Goal: Using the material below, print a verbatim copy of every line from the one containing "Write a component" through the one containing "const fmt = (v: number)", inclusive, and omit the pictures.

• • • • •

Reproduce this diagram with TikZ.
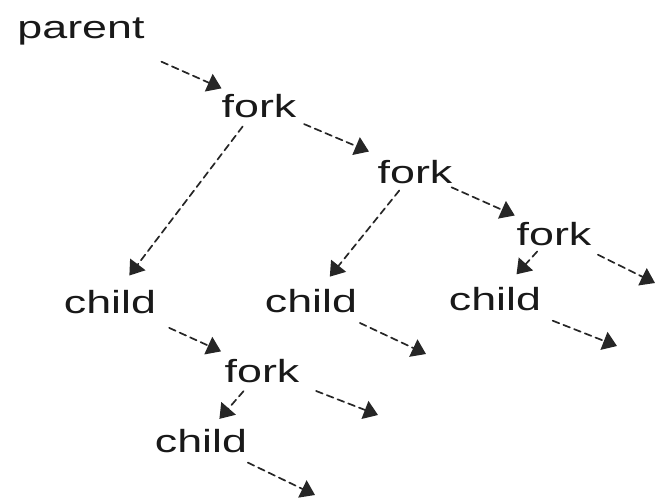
\documentclass[tikz,border=0pt]{standalone}
\usepackage{fontspec}
\setmainfont{Liberation Sans}[FakeStretch=1.4]
\usetikzlibrary{arrows.meta}

\begin{document}
\begin{tikzpicture}[x=1pt, y=-1pt, line cap=round, line join=round,
    proc/.style={font=\fontsize{32}{36}\selectfont, text=black!90, inner sep=0pt, text height=24pt, text depth=0pt, anchor=base},
    link/.style={draw=black!85, line width=1.7pt, dash pattern=on 7pt off 4.5pt, -{Triangle[length=14pt,width=19pt]}}]
  \useasboundingbox (0,0) rectangle (659,498);

  % labels, set on their baselines
  \node[proc] (parent) at (81,38) {parent};
  \node[proc] (fork1) at (259,117) {fork};
  \node[proc] (fork2) at (415,183) {fork};
  \node[proc] (fork3) at (554,245) {fork};
  \node[proc] (child1) at (110,313) {child};
  \node[proc] (child2) at (311,312) {child};
  \node[proc] (child3) at (495,310) {child};
  \node[proc] (fork4) at (262,382) {fork};
  \node[proc] (child4) at (201,452) {child};

  % loose ends
  \coordinate (end1) at (655,283);
  \coordinate (end2) at (426,354);
  \coordinate (end3) at (617,346);
  \coordinate (end4) at (378,415);
  \coordinate (end5) at (315,495);

  \draw[link, shorten <=88pt, shorten >=41pt] (parent.center) -- (fork1.center);
  \draw[link, shorten <=49pt, shorten >=50pt] (fork1.center) -- (fork2.center);
  \draw[link, shorten <=27pt, shorten >=32pt] (fork1.center) -- (child1.center);
  \draw[link, shorten <=40pt, shorten >=43pt] (fork2.center) -- (fork3.center);
  \draw[link, shorten <=25pt, shorten >=30pt] (fork2.center) -- (child2.center);
  \draw[link, shorten <=25pt, shorten >=32pt] (fork3.center) -- (child3.center);
  \draw[link, shorten <=49pt] (fork3.center) -- (end1);
  \draw[link, shorten <=65pt, shorten >=45pt] (child1.center) -- (fork4.center);
  \draw[link, shorten <=54pt] (child2.center) -- (end2);
  \draw[link, shorten <=62pt] (child3.center) -- (end3);
  \draw[link, shorten <=28pt, shorten >=28pt] (fork4.center) -- (child4.center);
  \draw[link, shorten <=58pt] (fork4.center) -- (end4);
  \draw[link, shorten <=52pt] (child4.center) -- (end5);
\end{tikzpicture}
\end{document}
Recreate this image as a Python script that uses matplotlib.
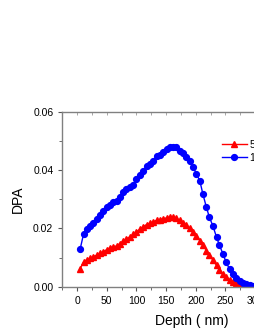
import numpy as np
import matplotlib
matplotlib.use("Agg")
import matplotlib.pyplot as plt
from matplotlib.ticker import MultipleLocator

plt.rcParams['font.family'] = ['Liberation Sans', 'DejaVu Sans']

# depth grid (nm)
depth = [5, 11, 16, 22, 27, 33, 39, 44, 50, 55, 61, 67, 72, 78, 83, 89, 95, 100,
         106, 111, 117, 123, 128, 134, 139, 145, 151, 156, 162, 167, 173, 179,
         184, 190, 195, 201, 207, 212, 218, 223, 229, 235, 240, 246, 251, 257,
         263, 268, 274, 279, 285, 291, 296, 302, 307]

dpa_red = [0.0062, 0.0085, 0.0092, 0.0097, 0.0103, 0.0108, 0.0114, 0.0120, 0.0127,
           0.0133, 0.0137, 0.0140, 0.0148, 0.0156, 0.0164, 0.0171, 0.0179, 0.0188,
           0.0197, 0.0205, 0.0213, 0.0217, 0.0222, 0.0228, 0.0230, 0.0233, 0.0236,
           0.0238, 0.0238, 0.0234, 0.0228, 0.0220, 0.0211, 0.0200, 0.0188, 0.0174,
           0.0158, 0.0142, 0.0124, 0.0108, 0.0091, 0.0073, 0.0058, 0.0043, 0.0034,
           0.0024, 0.0017, 0.0012, 0.0009, 0.0007, 0.0004, 0.0002, 0.0001, 0.0001,
           0.0000]

dpa_blue = [0.0128, 0.0182, 0.0198, 0.0208, 0.0219, 0.0232, 0.0245, 0.0259, 0.0272,
            0.0281, 0.0289, 0.0293, 0.0307, 0.0325, 0.0335, 0.0343, 0.0347, 0.0370,
            0.0383, 0.0396, 0.0413, 0.0421, 0.0432, 0.0448, 0.0452, 0.0462, 0.0471,
            0.0478, 0.0480, 0.0478, 0.0464, 0.0459, 0.0446, 0.0430, 0.0412, 0.0388,
            0.0362, 0.0318, 0.0272, 0.0238, 0.0208, 0.0170, 0.0142, 0.0112, 0.0085,
            0.0060, 0.0042, 0.0030, 0.0020, 0.0014, 0.0009, 0.0005, 0.0003, 0.0002,
            0.0001]

labels = ['5 MeV', '10 MeV']

W, H = 255, 330
fig = plt.figure(figsize=(W / 100, H / 100), dpi=100)
# axes extends beyond the right figure edge (cropped as in the reference)
ax = fig.add_axes([62.3 / W, 1 - 286.7 / H, 258 / W, 175 / H])

ax.plot(depth, dpa_red, color='#ff0000', marker='^', markersize=4, lw=1,
        label=labels[0])
ax.plot(depth, dpa_blue, color='#0000ff', marker='o', markersize=4.2, lw=1,
        label=labels[1])

ax.set_xlim(-25, 410)
ax.set_ylim(0, 0.06)
ax.xaxis.set_major_locator(MultipleLocator(50))
ax.xaxis.set_minor_locator(MultipleLocator(25))
ax.yaxis.set_major_locator(MultipleLocator(0.02))
ax.yaxis.set_minor_locator(MultipleLocator(0.01))
ax.yaxis.set_major_formatter(plt.FormatStrFormatter('%.2f'))

for s in ax.spines.values():
    s.set_color('#808080')
    s.set_linewidth(1)
ax.tick_params(which='both', direction='out', colors='#555555', labelcolor='black',
               labelsize=7.5)
ax.tick_params(which='major', length=3, width=0.8)
ax.tick_params(which='minor', length=2, width=0.6)

# small inward ticks along the top edge
top = ax.secondary_xaxis('top')
top.xaxis.set_major_locator(MultipleLocator(25))
top.tick_params(direction='in', length=2, width=0.6, colors='#999999',
                labeltop=False)
top.spines['top'].set_visible(False)

ax.set_xlabel('Depth ( nm)', fontsize=10, labelpad=6)
ax.set_ylabel('DPA', fontsize=10, labelpad=6)

ax.legend(loc='upper left', bbox_to_anchor=(222 / W, 1 - 140 / H),
          bbox_transform=fig.transFigure, frameon=False, fontsize=7.5,
          borderpad=0, borderaxespad=0, handlelength=2.4, handletextpad=0.3,
          labelspacing=0.25)

fig.savefig('out.png', dpi=100)
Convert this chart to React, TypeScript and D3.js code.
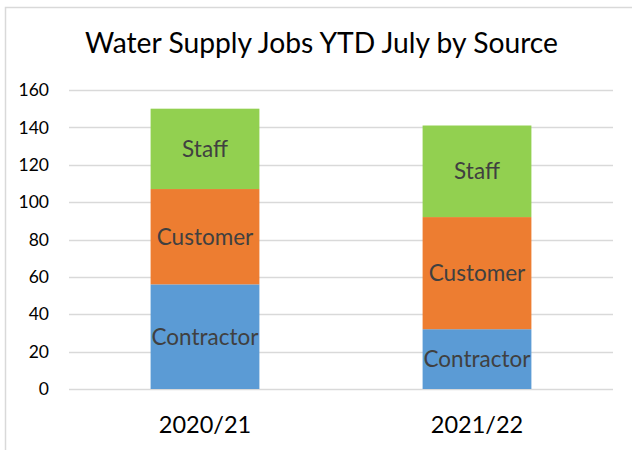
import React from "react";
import * as d3 from "d3";

const categories = ["2020/21", "2021/22"];
const seriesNames = ["Contractor", "Customer", "Staff"];
const contractor = [56, 32];
const customer = [51, 60];
const staff = [43, 49];
const yTicks = [0, 20, 40, 60, 80, 100, 120, 140, 160];
const colors = ["#5B9BD5", "#ED7D31", "#92D050"];
const title = "Water Supply Jobs YTD July by Source";

const W = 632, H = 450;
const FONT = "Lato, 'Open Sans', sans-serif";

export default function App() {
  const x = d3.scaleBand<string>().domain(categories).range([69, 613]).paddingInner(0.6).paddingOuter(0.3);
  const y = d3.scaleLinear().domain([0, 160]).range([389, 90]);
  const rows = categories.map((c, i) => ({ cat: c, Contractor: contractor[i], Customer: customer[i], Staff: staff[i] }));
  const stacked = d3.stack<any>().keys(seriesNames)(rows);

  return (
    <div style={{ position: "absolute", left: 0, top: 0, width: W, height: H, background: "#fff" }}>
      <svg width={W} height={H} style={{ display: "block" }}>
        <rect x={0} y={0} width={W} height={H} fill="#fff" />
        <rect x={5.5} y={7.5} width={W + 10} height={H + 10} fill="none" stroke="#D9D9D9" strokeWidth={1.5} />
        <text x={321.5} y={53} textAnchor="middle" fontFamily={FONT} fontSize={28} fill="#000" textLength={473} lengthAdjust="spacingAndGlyphs">{title}</text>
        {yTicks.map((t) => (
          <g key={t}>
            <line x1={69} x2={613} y1={Math.round(y(t)) + 0.5} y2={Math.round(y(t)) + 0.5} stroke="#D9D9D9" strokeWidth={1.5} />
            <text x={49} y={y(t)} dy="0.35em" textAnchor="end" fontFamily={FONT} fontSize={17.5} fill="#000">{t}</text>
          </g>
        ))}
        {stacked.map((s, si) => (
          <g key={s.key}>
            {s.map((d, i) => {
              const x0 = x(categories[i])!;
              const bw = x.bandwidth();
              const top = y(d[1]);
              const bot = y(d[0]);
              return (
                <g key={i}>
                  <rect x={x0} y={top} width={bw} height={bot - top} fill={colors[si]} />
                  <text x={x0 + bw / 2} y={(top + bot) / 2} dy="0.35em" textAnchor="middle" fontFamily={FONT} fontSize={22.5} fill="#404040">{s.key}</text>
                </g>
              );
            })}
          </g>
        ))}
        {categories.map((c) => (
          <text key={c} x={x(c)! + x.bandwidth() / 2} y={433} textAnchor="middle" fontFamily={FONT} fontSize={23.5} fill="#000">{c}</text>
        ))}
      </svg>
    </div>
  );
}
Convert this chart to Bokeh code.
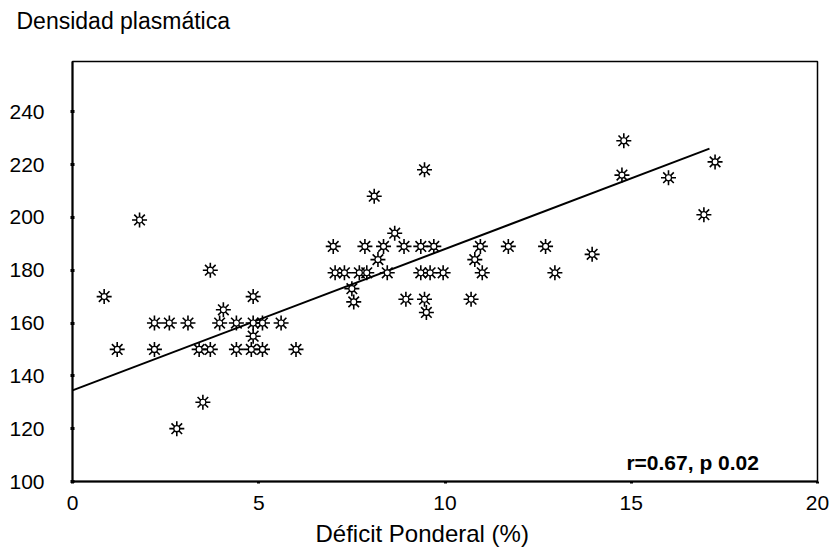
from bokeh.plotting import figure
from bokeh.models import Label, Range1d, FixedTicker, Title
from bokeh.embed import file_html
from bokeh.resources import INLINE

# Data
deficit = [0.85, 1.2, 1.8, 2.2, 2.2, 2.6, 3.1, 2.8, 3.5, 3.4, 3.7, 3.7, 3.95, 4.05,
           4.4, 4.4, 4.85, 4.85, 4.85, 4.8, 5.1, 5.1, 5.6, 6.0,
           7.0, 7.05, 7.3, 7.5, 7.55, 7.7, 7.9, 7.85, 8.1, 8.2, 8.35, 8.45, 8.65,
           8.9, 9.35, 9.7, 8.95, 9.35, 9.6, 9.95, 9.45, 9.5, 9.45, 10.7, 10.8,
           10.95, 11.0, 11.7, 12.7, 12.95, 13.95, 14.8, 14.75, 16.0, 16.95, 17.25]
densidad = [170, 150, 199, 150, 160, 160, 160, 120, 130, 150, 150, 180, 160, 165,
            160, 150, 170, 160, 155, 150, 150, 160, 160, 150,
            189, 179, 179, 173, 168, 179, 179, 189, 208, 184, 189, 179, 194,
            189, 189, 189, 169, 179, 179, 179, 169, 164, 218, 169, 184,
            189, 179, 189, 189, 179, 186, 229, 216, 215, 201, 221]

fit_x = [0, 17.1]
fit_y = [134.5, 226]

x_ticks = [0, 5, 10, 15, 20]
y_ticks = [100, 120, 140, 160, 180, 200, 220, 240]

title_text = "Densidad plasmática"
x_label = "Déficit Ponderal (%)"
stat_text = "r=0.67, p 0.02"

FONT = "Liberation Sans"

p = figure(width=834, height=555, output_backend="svg", toolbar_location=None,
           x_range=Range1d(0, 20), y_range=Range1d(100, 259),
           min_border_left=72, min_border_right=17, min_border_top=61,
           min_border_bottom=74)

p.xgrid.visible = False
p.ygrid.visible = False
p.outline_line_color = "black"
p.outline_line_width = 1.5
p.background_fill_color = "white"
p.border_fill_color = "white"

p.xaxis.ticker = FixedTicker(ticks=x_ticks)
p.yaxis.ticker = FixedTicker(ticks=y_ticks)
for ax in (p.xaxis[0], p.yaxis[0]):
    ax.axis_line_color = "black"
    ax.axis_line_width = 2
    ax.major_label_text_font = FONT
    ax.major_label_text_font_size = "21px"
    ax.major_label_text_color = "black"
    ax.minor_tick_line_color = None
    ax.major_tick_line_color = "black"
    ax.major_tick_line_width = 3

p.xaxis.major_tick_in = 0
p.xaxis.major_tick_out = 2
p.xaxis.major_label_standoff = 12

p.yaxis.major_tick_in = 2
p.yaxis.major_tick_out = 2
p.yaxis.major_label_standoff = 26

# spacer next to the frame, then the title above it
p.add_layout(Title(text=" ", text_font_size="10px", standoff=14), "above")
p.add_layout(Title(text=title_text, align="left", offset=-56, vertical_align="bottom",
                   standoff=2, text_font=FONT, text_font_size="23px",
                   text_font_style="normal", text_color="black"), "above")

# x-axis quantity below the tick labels
p.add_layout(Title(text=x_label, align="left", offset=243, vertical_align="bottom",
                   standoff=10, text_font=FONT, text_font_size="24px",
                   text_font_style="normal", text_color="black"), "below")

# regression line
p.line(fit_x, fit_y, line_color="black", line_width=2)

# star-like markers
p.scatter(deficit, densidad, marker="asterisk", size=15, line_color="black", line_width=1.6)
p.scatter(deficit, densidad, marker="circle", size=6, fill_color="white",
          line_color="black", line_width=1.2)

p.add_layout(Label(x=14.87, y=107.2, text=stat_text, text_font=FONT,
                   text_font_size="21px", text_font_style="bold",
                   text_baseline="alphabetic", text_color="black"))

open("out.html", "w").write(file_html(p, INLINE))
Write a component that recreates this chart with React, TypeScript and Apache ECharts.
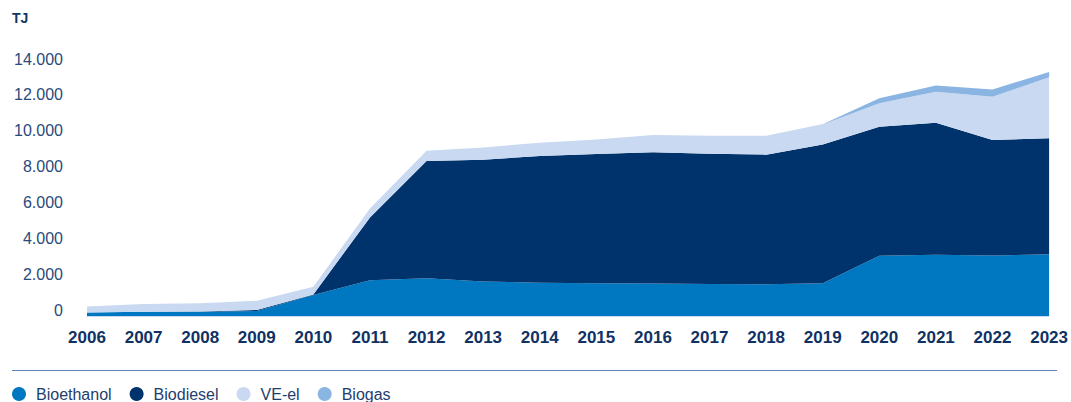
import React, { useEffect, useRef } from "react";
import * as echarts from "echarts";

const years = ["2006","2007","2008","2009","2010","2011","2012","2013","2014","2015","2016","2017","2018","2019","2020","2021","2022","2023"];
const bioethanol = [190, 240, 240, 280, 1170, 2000, 2100, 1930, 1850, 1820, 1810, 1790, 1770, 1830, 3360, 3420, 3380, 3440];
const biodiesel = [0, 0, 10, 60, 30, 3500, 6540, 6790, 7070, 7210, 7320, 7260, 7230, 7730, 7200, 7360, 6440, 6470];
const veEl = [340, 430, 460, 510, 430, 500, 580, 680, 750, 820, 960, 1010, 1060, 1120, 1300, 1730, 2410, 3400];
const biogas = [0, 0, 0, 0, 0, 0, 0, 0, 0, 0, 0, 0, 0, 20, 280, 340, 410, 300];
const yTicks = [0, 2000, 4000, 6000, 8000, 10000, 12000, 14000];

const names = ["Bioethanol", "Biodiesel", "VE-el", "Biogas"];
const colors = ["#0077c1", "#00336b", "#c9d9f1", "#8ab5e2"];
const seriesData = [bioethanol, biodiesel, veEl, biogas];

const fmt = (v: number) => String(v).replace(/\B(?=(\d{3})+(?!\d))/g, ".");

export default function App() {
  const ref = useRef<HTMLDivElement>(null);
  useEffect(() => {
    if (!ref.current) return;
    const chart = echarts.init(ref.current, null, { renderer: "svg" });
    chart.setOption({
      animation: false,
      backgroundColor: "#ffffff",
      textStyle: { fontFamily: "Liberation Sans, Arial, sans-serif" },
      grid: { left: 87, right: 19, top: 65, bottom: 86, containLabel: false },
      legend: {
        left: 12,
        top: 386,
        padding: 0,
        icon: "circle",
        itemWidth: 14,
        itemHeight: 14,
        itemGap: 18,
        data: names,
        textStyle: { color: "#1f3d6e", fontSize: 16, padding: [0, 0, 0, 5] },
      },
      graphic: [
        {
          type: "text",
          left: 12,
          top: 11,
          style: { text: "TJ", fill: "#123766", font: "bold 14px Liberation Sans, Arial, sans-serif" },
        },
        {
          type: "line",
          shape: { x1: 12, y1: 370.5, x2: 1057, y2: 370.5 },
          style: { stroke: "#5d82b8", lineWidth: 1 },
        },
      ],
      xAxis: {
        type: "category",
        data: years,
        boundaryGap: false,
        axisLine: { show: true, lineStyle: { color: "#c9d9f1", width: 1 } },
        axisTick: { show: false },
        axisLabel: { color: "#0f3163", fontSize: 17, fontWeight: "bold", margin: 13, interval: 0 },
        splitLine: { show: false },
      },
      yAxis: {
        type: "value",
        min: 0,
        max: 14000,
        interval: 2000,
        axisLine: { show: false },
        axisTick: { show: false },
        splitLine: { show: false },
        axisLabel: {
          color: "#2a4a7c",
          fontSize: 16,
          margin: 24,
          verticalAlign: "bottom",
          lineHeight: 12,
          formatter: (v: number) => (yTicks.includes(v) ? fmt(v) : ""),
        },
      },
      series: seriesData.map((d, i) => ({
        name: names[i],
        type: "line",
        stack: "total",
        data: d,
        symbol: "none",
        showSymbol: false,
        lineStyle: { width: 0 },
        areaStyle: { color: colors[i], opacity: 1 },
        itemStyle: { color: colors[i] },
        emphasis: { disabled: true },
      })),
    });
    return () => chart.dispose();
  }, []);
  return <div ref={ref} style={{ position: "fixed", left: 0, top: 0, width: 1071, height: 402 }} />;
}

• • • • •

Answer for this exercise:
Write a component that recreates this chart with React, TypeScript and Apache ECharts.
import React, { useEffect, useRef } from "react";
import * as echarts from "echarts";

const years = ["2006","2007","2008","2009","2010","2011","2012","2013","2014","2015","2016","2017","2018","2019","2020","2021","2022","2023"];
const bioethanol = [190, 240, 240, 280, 1170, 2000, 2100, 1930, 1850, 1820, 1810, 1790, 1770, 1830, 3360, 3420, 3380, 3440];
const biodiesel = [0, 0, 10, 60, 30, 3500, 6540, 6790, 7070, 7210, 7320, 7260, 7230, 7730, 7200, 7360, 6440, 6470];
const veEl = [340, 430, 460, 510, 430, 500, 580, 680, 750, 820, 960, 1010, 1060, 1120, 1300, 1730, 2410, 3400];
const biogas = [0, 0, 0, 0, 0, 0, 0, 0, 0, 0, 0, 0, 0, 20, 280, 340, 410, 300];
const yTicks = [0, 2000, 4000, 6000, 8000, 10000, 12000, 14000];

const names = ["Bioethanol", "Biodiesel", "VE-el", "Biogas"];
const colors = ["#0077c1", "#00336b", "#c9d9f1", "#8ab5e2"];
const seriesData = [bioethanol, biodiesel, veEl, biogas];

const fmt = (v: number) => String(v).replace(/\B(?=(\d{3})+(?!\d))/g, ".");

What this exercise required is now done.